Tuna

This is the first time I’ve thawed and served my own tuna, and since I got such precise directions from Hikuzo, who works at Tsukiji, I thought I might as well share them.

Unwrap the several layers of paper.

The vertical lines might be artifacts of band-sawing, which I think is how frozen tuna is usually pieced out.

Use the back of a knife to scrape off all the crap.

Then give it a bath to help it warm up. Use 4% salt solution, at a temperature ‘just below bathwater’. In Japan, that means something like 38-40 degrees. Bathe for 90 seconds, then turn over and bathe for another 90 seconds.

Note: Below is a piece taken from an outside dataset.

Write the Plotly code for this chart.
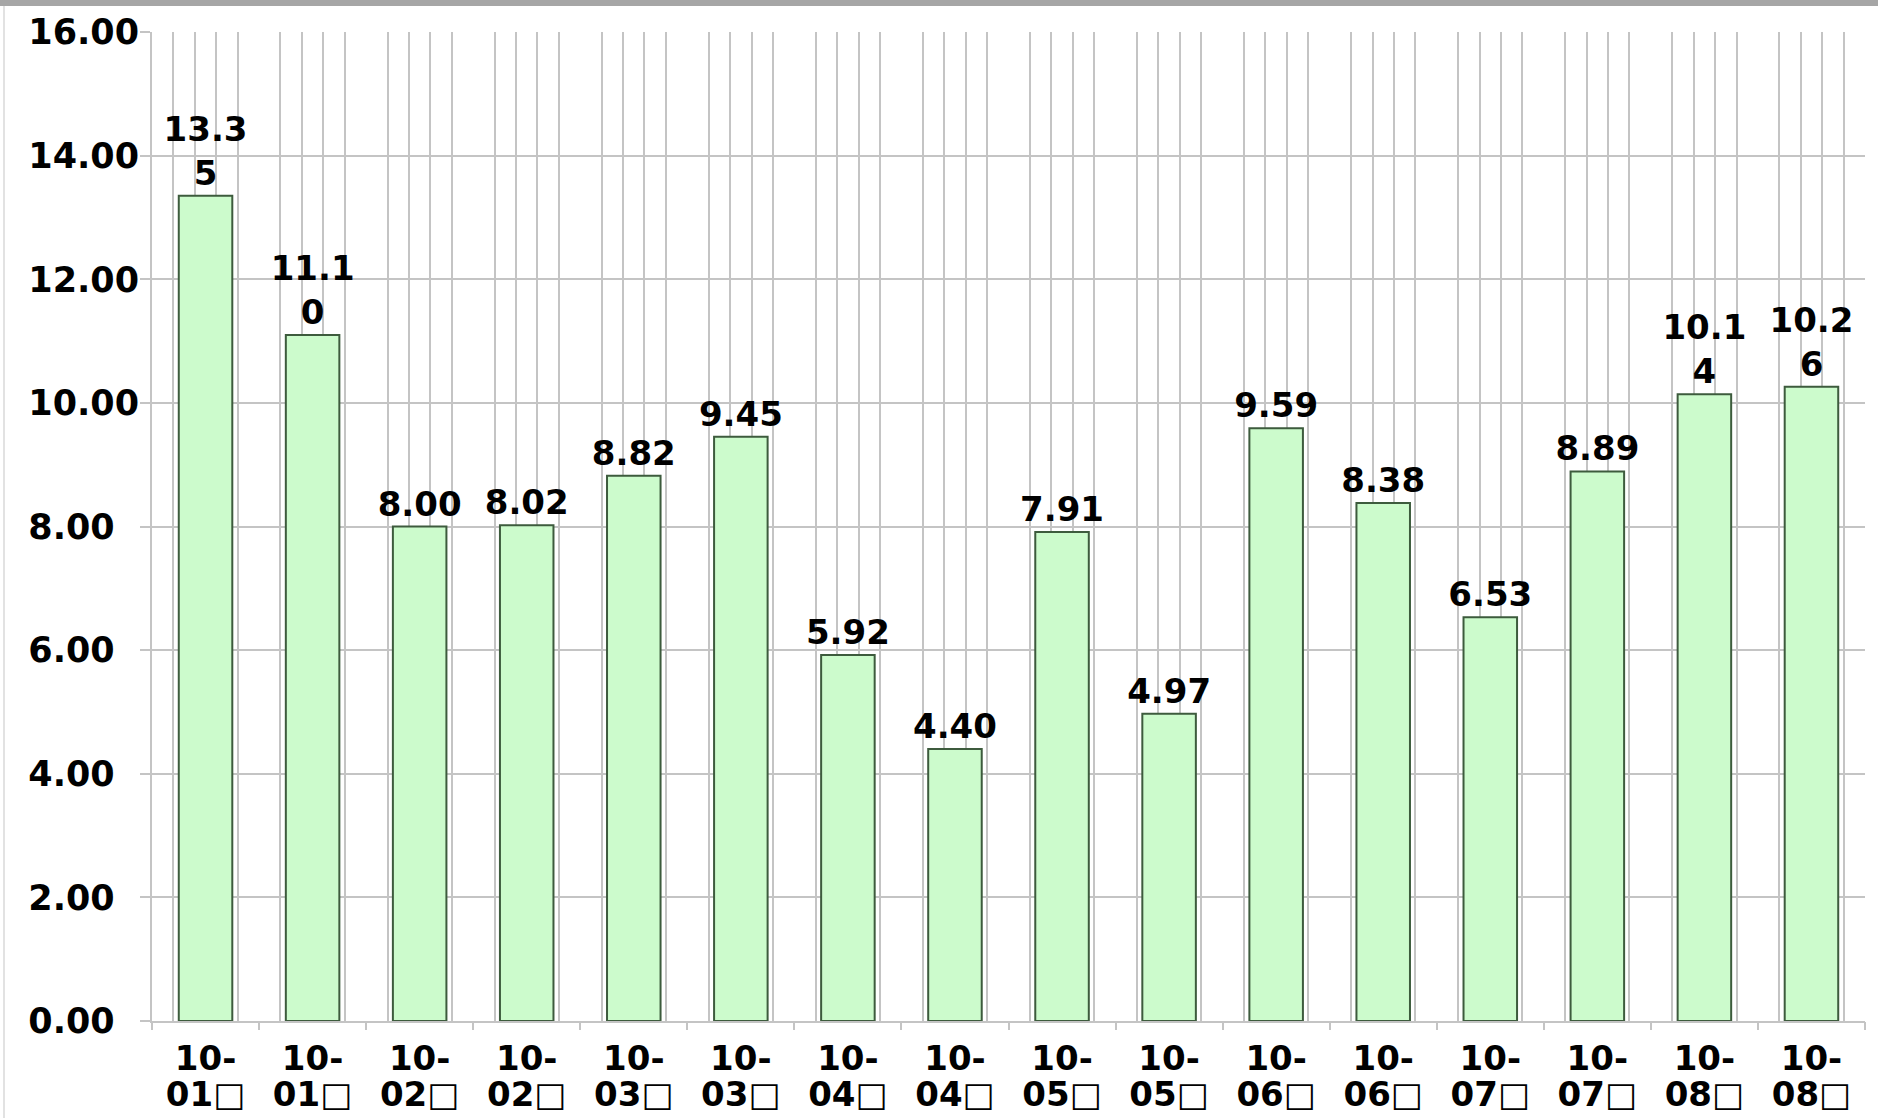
import plotly.graph_objects as go

# ---- data ----
categories = ["10-01□", "10-01□", "10-02□", "10-02□", "10-03□", "10-03□",
              "10-04□", "10-04□", "10-05□", "10-05□", "10-06□", "10-06□",
              "10-07□", "10-07□", "10-08□", "10-08□"]
values = [13.35, 11.10, 8.00, 8.02, 8.82, 9.45, 5.92, 4.40,
          7.91, 4.97, 9.59, 8.38, 6.53, 8.89, 10.14, 10.26]
y_ticks = [0, 2, 4, 6, 8, 10, 12, 14, 16]

# ---- derived text ----
def wrap_value(v):
    s = f"{v:.2f}"
    return s if len(s) <= 4 else s[:4] + "<br>" + s[4:]

bar_text = [wrap_value(v) for v in values]
x_line1 = [c.split("-")[0] + "-" for c in categories]
x_line2 = [c.split("-")[1] for c in categories]
y_ticktext = [f"{t:.2f}".ljust(5, "\u2007") for t in y_ticks]
xpos = list(range(len(categories)))

W, H = 1878, 1118
ML, MR, MT, MB = 152, 13, 32, 97
PW, PH = W - ML - MR, H - MT - MB

GRID = "#c4c4c4"
FONT = dict(family="DejaVu Sans", size=34, color="black", weight="bold")
YFONT = dict(family="DejaVu Sans", size=35, color="black", weight="bold")
xrange_ = [-0.5, len(categories) - 0.5]

fig = go.Figure()
fig.add_trace(go.Bar(
    x=xpos, y=values, text=bar_text, textposition="outside",
    textfont=FONT, constraintext="none", cliponaxis=False,
    marker=dict(color="#ccfbcc", line=dict(color="#3d5b3d", width=2)),
    hoverinfo="skip",
))
fig.add_trace(go.Scatter(x=[], y=[], xaxis="x2", yaxis="y", showlegend=False))
fig.add_trace(go.Scatter(x=[], y=[], xaxis="x3", yaxis="y", showlegend=False))

fig.update_layout(
    width=W, height=H,
    margin=dict(l=ML, r=MR, t=MT, b=MB, autoexpand=False),
    paper_bgcolor="white", plot_bgcolor="white",
    showlegend=False, bargap=0.5,
    xaxis=dict(range=xrange_, tickvals=xpos, ticktext=x_line1,
               showgrid=False, zeroline=False, ticks="", tickfont=FONT,
               ticklabelstandoff=6,
               showline=True, linecolor=GRID, linewidth=2, automargin=False),
    xaxis3=dict(overlaying="x", anchor="y", side="bottom",
                range=xrange_, tickvals=xpos, ticktext=x_line2,
                showgrid=False, zeroline=False, ticks="", tickfont=FONT,
                ticklabelstandoff=50, showline=False, automargin=False),
    xaxis2=dict(overlaying="x", anchor="y", side="bottom",
                range=[0, len(categories)], tick0=0, dtick=1,
                ticks="outside", ticklen=8, tickwidth=2, tickcolor=GRID,
                showticklabels=False, showgrid=False, zeroline=False,
                minor=dict(dtick=0.2, showgrid=True, gridcolor=GRID, gridwidth=2, ticks="")),
    yaxis=dict(range=[0, 16], tickvals=y_ticks, ticktext=y_ticktext,
               showgrid=True, gridcolor=GRID, gridwidth=2,
               ticks="outside", ticklen=10, tickwidth=2, tickcolor=GRID,
               ticklabelstandoff=-6,
               showline=True, linecolor=GRID, linewidth=2, zeroline=False,
               tickfont=YFONT, automargin=False),
    shapes=[
        dict(type="rect", xref="paper", yref="paper",
             x0=-ML / PW, x1=1 + MR / PW, y0=1 + (MT - 6) / PH, y1=1 + MT / PH,
             fillcolor="#a6a6a6", line=dict(width=0), layer="above"),
        dict(type="line", xref="paper", yref="paper",
             x0=(4 - ML) / PW, x1=(4 - ML) / PW, y0=-MB / PH, y1=1 + (MT - 6) / PH,
             line=dict(color="#e2e2e2", width=2)),
    ],
)

fig.write_html("out.html", config={"displayModeBar": False},
               post_script="document.body.style.margin='0';")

Blot the water off and wrap the block in kitchen paper. Put it in the fridge for 3+ hours to thaw completely.

Voila. Incidentally, this is farmed Spanish tuna, so it’s sustainable and all that.

The directions ran out at this point, so once it was thawed I whipped out a knife, trimmed off the skin and weird bits at the bottom…

and butchered the hell out of it. I think more trimming might have been called for, because I left some tendon at one corner. Couldn’t really see how to cut it out without ruining the whole block though. I was already bummed about some bits I had to trim, which is why there are those chunky bits at the top and bottom. Perhaps the aggressive butchery and disposal to get good slices and absence of butsu is what drives the price up so much.

弾く象、ありがとう!今度家でマグロと酒?

2 Replies to “Tuna”

  1. Wow, Jon, that is a lot of tuna. We can get similar frozen tuna by mail order and their instruction of how to thaw is identical. How did it taste?